I make table runners for holidays


----------



## COSunflower (Dec 4, 2006)

Hi Debbie and Forcast !!!! 
I've been busy with summer and grandkids. . Two of my granddaughters from the coast stayed with me for 3 weeks and we got the sewing room finished!!!!!!! Another granddaughter is coming tomorrow to stay until Friday, then am babysitting my oldest son's 5 kids overnight next weekend and THEN get to meet Maxine in person when she comes to visit on the 8th!!!!! I'm so excited!!!!

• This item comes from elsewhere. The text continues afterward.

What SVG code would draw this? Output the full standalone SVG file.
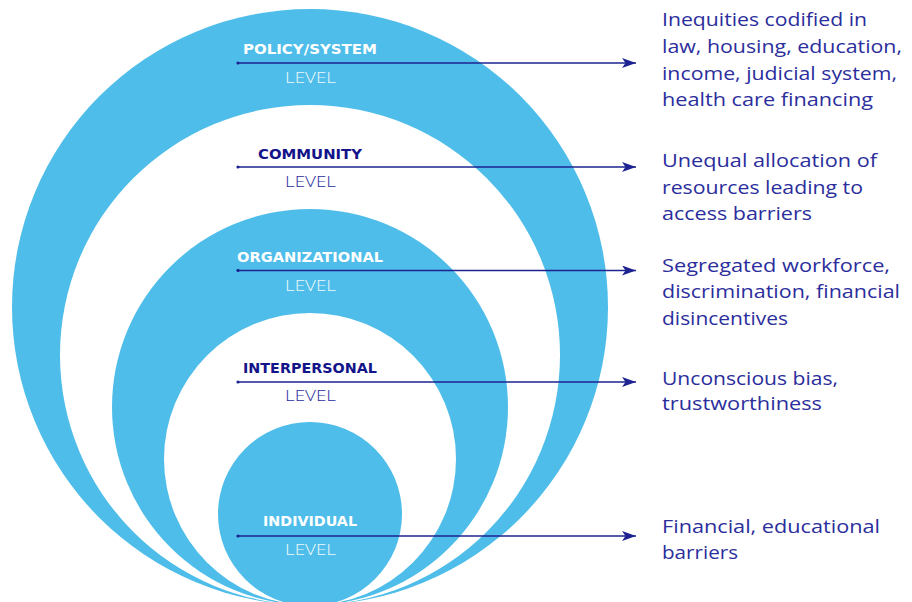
<svg xmlns="http://www.w3.org/2000/svg" width="912" height="602" viewBox="0 0 912 602">
  <defs>
    <marker id="arrow" viewBox="0 0 14 10" refX="14" refY="5" markerWidth="14" markerHeight="10" markerUnits="userSpaceOnUse" orient="auto">
      <path d="M0,0 L14,5 L0,10 L3.5,5 Z" fill="#1d2390"/>
    </marker>
    <marker id="dot" viewBox="0 0 4 4" refX="2" refY="2" markerWidth="4" markerHeight="4" markerUnits="userSpaceOnUse">
      <circle cx="2" cy="2" r="1.6" fill="#1d2390"/>
    </marker>
  </defs>
  <style>
    .ring { fill: #4ebde9; }
    .gap { fill: #ffffff; }
    .title { font-family: "DejaVu Sans", "Liberation Sans", sans-serif; font-weight: 700; font-size: 14.5px; }
    .level { font-family: "Open Sans", "Liberation Sans", sans-serif; font-weight: 300; font-size: 15px; }
    .on-blue { fill: #ffffff; }
    .on-white { fill: #13148a; }
    .level.on-blue { fill: #eef8fd; }
    .level.on-white { fill: #2a2d9e; }
    .desc { font-family: "Open Sans", "Liberation Sans", sans-serif; font-weight: 400; font-size: 19px; fill: #2b2e9c; }
    .link { stroke: #1d2390; stroke-width: 1.3; fill: none; marker-start: url(#dot); marker-end: url(#arrow); }
  </style>

  <!-- nested levels, all tangent at the bottom -->
  <g id="policy-system-level">
    <circle class="ring" cx="310" cy="307" r="298"/>
    <text class="title on-blue" x="243" y="54" textLength="134" lengthAdjust="spacingAndGlyphs">POLICY/SYSTEM</text>
    <text class="level on-blue" x="285" y="83" textLength="51" lengthAdjust="spacingAndGlyphs">LEVEL</text>
  </g>
  <g id="community-level">
    <circle class="gap" cx="310" cy="355" r="250"/>
    <text class="title on-white" x="258" y="159" textLength="104" lengthAdjust="spacingAndGlyphs">COMMUNITY</text>
    <text class="level on-white" x="285" y="187" textLength="51" lengthAdjust="spacingAndGlyphs">LEVEL</text>
  </g>
  <g id="organizational-level">
    <circle class="ring" cx="310" cy="407" r="198"/>
    <text class="title on-blue" x="237" y="262" textLength="146" lengthAdjust="spacingAndGlyphs">ORGANIZATIONAL</text>
    <text class="level on-blue" x="285" y="291" textLength="51" lengthAdjust="spacingAndGlyphs">LEVEL</text>
  </g>
  <g id="interpersonal-level">
    <circle class="gap" cx="310" cy="459" r="146"/>
    <text class="title on-white" x="243" y="373" textLength="134" lengthAdjust="spacingAndGlyphs">INTERPERSONAL</text>
    <text class="level on-white" x="285" y="401" textLength="51" lengthAdjust="spacingAndGlyphs">LEVEL</text>
  </g>
  <g id="individual-level">
    <circle class="ring" cx="310" cy="514" r="92"/>
    <text class="title on-blue" x="263" y="526" textLength="94" lengthAdjust="spacingAndGlyphs">INDIVIDUAL</text>
    <text class="level on-blue" x="285" y="555" textLength="51" lengthAdjust="spacingAndGlyphs">LEVEL</text>
  </g>

  <!-- connectors from each level to its description -->
  <g id="connectors">
    <line class="link" x1="238" y1="63" x2="636" y2="63"/>
    <line class="link" x1="238" y1="167" x2="636" y2="167"/>
    <line class="link" x1="238" y1="270.5" x2="636" y2="270.5"/>
    <line class="link" x1="238" y1="382" x2="636" y2="382"/>
    <line class="link" x1="238" y1="536" x2="636" y2="536"/>
  </g>

  <!-- descriptions -->
  <g id="policy-system-desc">
    <text class="desc" x="662" y="26" textLength="205" lengthAdjust="spacingAndGlyphs">Inequities codified in</text>
    <text class="desc" x="662" y="53" textLength="240" lengthAdjust="spacingAndGlyphs">law, housing, education,</text>
    <text class="desc" x="662" y="80" textLength="235" lengthAdjust="spacingAndGlyphs">income, judicial system,</text>
    <text class="desc" x="662" y="106" textLength="211" lengthAdjust="spacingAndGlyphs">health care financing</text>
  </g>
  <g id="community-desc">
    <text class="desc" x="662" y="167" textLength="215" lengthAdjust="spacingAndGlyphs">Unequal allocation of</text>
    <text class="desc" x="662" y="194" textLength="201" lengthAdjust="spacingAndGlyphs">resources leading to</text>
    <text class="desc" x="662" y="220" textLength="150" lengthAdjust="spacingAndGlyphs">access barriers</text>
  </g>
  <g id="organizational-desc">
    <text class="desc" x="662" y="272" textLength="228" lengthAdjust="spacingAndGlyphs">Segregated workforce,</text>
    <text class="desc" x="662" y="298" textLength="238" lengthAdjust="spacingAndGlyphs">discrimination, financial</text>
    <text class="desc" x="662" y="325" textLength="126" lengthAdjust="spacingAndGlyphs">disincentives</text>
  </g>
  <g id="interpersonal-desc">
    <text class="desc" x="662" y="385" textLength="176" lengthAdjust="spacingAndGlyphs">Unconscious bias,</text>
    <text class="desc" x="662" y="410" textLength="160" lengthAdjust="spacingAndGlyphs">trustworthiness</text>
  </g>
  <g id="individual-desc">
    <text class="desc" x="662" y="533" textLength="218" lengthAdjust="spacingAndGlyphs">Financial, educational</text>
    <text class="desc" x="662" y="559" textLength="76" lengthAdjust="spacingAndGlyphs">barriers</text>
  </g>
</svg>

Hopefully things will calm down in September when school starts again. Then I have to get my Christmas sewing started!!!!! I DO want to make a Fall table runner for MY table. I usually give everything I make away. I would also like seasonal quilts for my couches too. I just get to many irons in the fire!!!!.


----------



## danil54grl (Mar 10, 2014)

I've missed seeing you around but sounds like it is for good reason! Enjoy those grandkids and visit with Maxine.


----------



## COSunflower (Dec 4, 2006)

Hi Dani!!!! Yes - this has been one busy summer!!! The time has just flown and I'm trying to enjoy every minute before its over with!!! I am getting the itch though to do some Fall sewing soon. Maxine will be here next Wed. so think I will start some Fall projects right after. I have a cute little scarecrow that I started sewing a couple years ago. I got the body done but never finished up the clothes etc. for some reason. I think I'll do him first. It would be fun to do a block swap with Halloween fabric I think too. I know that some people don't celebrate or like Halloween though but it is probably my FAVORITE holiday because it is so FUN!!!! I would like to do a swap with traditional Fall and Halloween fabrics. The blocks would make a really fun quilt throw for a couch I think. Is anyone with me???


----------



## maxine (Jun 22, 2004)

I'd very much enjoy a Fall/Halloween Block Swap!! This year is really whizzing past!!


----------



## danil54grl (Mar 10, 2014)

@COSunflower You make my heart happy for you. . . . I know what it is to spend time with those grandkids and how much joy it brings.


----------



## Jlynnp (Sep 9, 2014)

maxine said:


> I'd very much enjoy a Fall/Halloween Block Swap!! This year is really whizzing past!!



I would love it.


----------



## Vjklander (Apr 24, 2018)

If any sewfolk are around Luray, VA, I have about 30 bins of material I will sell cheap. Real cheap.


----------